Justine

Justine est la seconde d’une famille de quatre enfants. Elle est jumelle d’une autre petite fille, Mathilde. Lors de la grossesse, il avait été annoncé aux parents qu’ils auraient des jumeaux de sexe masculin et de poids identique.

Les deux filles sont nées trois semaines avant terme. Justine pesait 1 kg 400 et Mathilde de 2 kg 600.

Mathilde est restée trois jours en néonatalogie et Justine trois semaines.

La reprise de poids de Justine a été rapide. A la sortie du service de néonatalogie une dilatation des ventricules latéraux a été notée, la vérification au quatrième mois s’est avérée normale.

Aucun problème particulier n’a été noté chez Mathilde.

Lors de l’anamnèse, les parents ont exprimé leurs inquiétudes depuis la naissance.
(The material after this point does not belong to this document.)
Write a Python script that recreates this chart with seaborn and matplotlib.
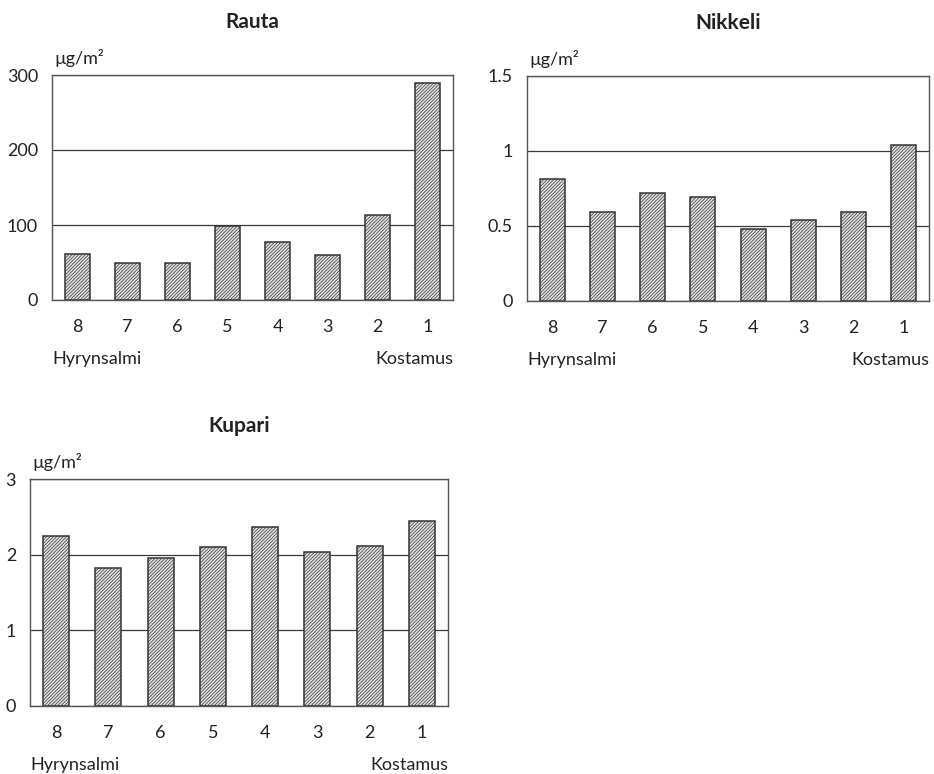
import matplotlib
matplotlib.use("Agg")
import matplotlib.pyplot as plt
import seaborn as sns

sns.set_theme(style="white")
plt.rcParams["font.family"] = ["Lato", "DejaVu Sans"]
plt.rcParams["hatch.linewidth"] = 0.5

# Sampling sites from Hyrynsalmi (8) to Kostamus (1)
sites = ["8", "7", "6", "5", "4", "3", "2", "1"]
unit = "µg/m²"
west_label = "Hyrynsalmi"
east_label = "Kostamus"

rauta = [62, 49, 50, 99, 77, 60, 113, 289]
nikkeli = [0.81, 0.59, 0.72, 0.69, 0.48, 0.54, 0.59, 1.04]
kupari = [2.25, 1.82, 1.95, 2.10, 2.36, 2.04, 2.12, 2.45]

rauta_ticks = [0, 100, 200, 300]
rauta_ticklabels = ["0", "100", "200", "300"]
nikkeli_ticks = [0, 0.5, 1.0, 1.5]
nikkeli_ticklabels = ["0", "0.5", "1", "1.5"]
kupari_ticks = [0, 1, 2, 3]
kupari_ticklabels = ["0", "1", "2", "3"]

W, H = 934, 774
fig = plt.figure(figsize=(W / 100, H / 100), dpi=100)


def px_axes(x0, y0, x1, y1):
    return fig.add_axes([x0 / W, 1 - y1 / H, (x1 - x0) / W, (y1 - y0) / H])


def panel(ax, title, values, ticks, ticklabels, height_px):
    sns.barplot(x=sites, y=values, ax=ax, color="#e2e2e2", edgecolor="#333333",
                linewidth=1.1, width=0.5, saturation=1)
    for p in ax.patches:
        p.set_hatch("/" * 10)
    ax.set_xlim(-0.5, len(sites) - 0.5)
    ax.set_ylim(ticks[0], ticks[-1])
    ax.set_yticks(ticks)
    ax.set_yticklabels(ticklabels)
    ax.set_xlabel("")
    ax.set_ylabel("")
    ax.set_axisbelow(True)
    ax.yaxis.grid(True, color="#3a3a3a", linewidth=0.9)
    ax.xaxis.grid(False)
    for s in ax.spines.values():
        s.set_visible(True)
        s.set_color("#555555")
        s.set_linewidth(1.0)
    ax.tick_params(axis="both", length=0, labelsize=13, colors="#222222")
    ax.tick_params(axis="y", pad=10)
    ax.tick_params(axis="x", pad=14)
    ax.text(0.5, 1 + 53 / height_px, title, transform=ax.transAxes, ha="center",
            va="center", fontsize=15, fontweight="bold", color="#222222")
    ax.text(0.005, 1 + 17 / height_px, unit, transform=ax.transAxes, ha="left",
            va="center", fontsize=13, color="#222222")
    ax.text(0.0, -59 / height_px, west_label, transform=ax.transAxes, ha="left",
            va="center", fontsize=13, color="#222222")
    ax.text(1.0, -59 / height_px, east_label, transform=ax.transAxes, ha="right",
            va="center", fontsize=13, color="#222222")


ax1 = px_axes(52, 75, 453, 300)
panel(ax1, "Rauta", rauta, rauta_ticks, rauta_ticklabels, 225)

ax2 = px_axes(527, 76, 929, 301)
panel(ax2, "Nikkeli", nikkeli, nikkeli_ticks, nikkeli_ticklabels, 225)

ax3 = px_axes(30, 479, 448, 706)
panel(ax3, "Kupari", kupari, kupari_ticks, kupari_ticklabels, 227)

fig.savefig("out.png", dpi=100, facecolor="white")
Justine n’avait pas de contact oculaire avec eux, elle les évitait du regard. Elle pouvait passer des heures à fixer le plafond, le ciel ou la tapisserie.

En dehors de la nourriture, elle ne demandait rien. C’était un bébé très calme qui n’avait pas de problèmes de sommeil.

Le refus du contact était fortement connoté du côté des parents. Justine ne semblait pas apprécier leurs initiatives.

Dans les bras, il lui arrivait de basculer le tronc en arrière. La station assise a été acquise vers dix/onze mois et la marche vers dix-huit mois. Malgré l’acquisition de la marche, son équilibre restait très précaire. Elle donnait toujours l’impression qu’elle allait tomber, mais elle évitait bien les obstacles et arrivait à récupérer son équilibre.

Vers un an, les inquiétudes se faisant de plus en plus ressentir, les parents ont consulté leur pédiatre. Un scanner, un IRM et un EEG ont été réalisés. Les parents ont retenu que l’EEG était rapide et diffus. Un peu plus tard, les bilans ophtalmologique et auditif ont donné des résultats normaux.

A deux ans, le pédiatre a adressé les parents à un CAMSP où ils ont été reçus par une psychologue et une psychomotricienne.

Dans le souhait d’une prise en charge plus globale, ils ont pris rendez-vous dans notre service pour une évaluation. Justine avait un peu moins de quatre ans.

A la restitution du bilan évaluatif, les parents ont exprimé leur attente d’une dénomination de la pathologie de leur fille. Le diagnostic d’Autisme Infantile a été un soulagement mais aussi une tristesse car ils connaissent les conséquences familiales que ce type de pathologie est susceptible d’engendrer.

Lors de la séance d’anamnèse, la souffrance des parents a été fortement ressentie.

Plusieurs difficultés ont été présentes lors de la rencontre avec leur enfant. Tout d’abord, l’arrivée de deux filles au lieu des deux garçons annoncés : ce changement de sexe modifie les représentations, la construction fantasmée de l’histoire de leurs enfants. Puis les difficultés à la naissance, le fait de ne pas pouvoir ramener l’enfant chez soi. La confrontation à l’enfant réel est ici brutale et vive.

La construction d’une vie familiale avec l’arrivée de Justine à la maison a été à nouveau perturbée. La rencontre par l’échange avec Justine a posé problème.

Comment réagir face à un enfant qui ne vous regarde pas, ne vous cherche pas, ne vous sollicite pas et parait même refuser vos initiatives ?

Pour ces parents le constat d’un trouble, d’un problème développemental, est évident. Mais, que faire face à un handicap inconnu tant au niveau de sa cause que de sa dénomination.

Cette vignette rend compte non seulement de la difficulté de rencontre avec un enfant porteur de troubles mais également avec une pathologie inconnue, impossible à déterminer, et face à laquelle les parents ne savent comment la gérer.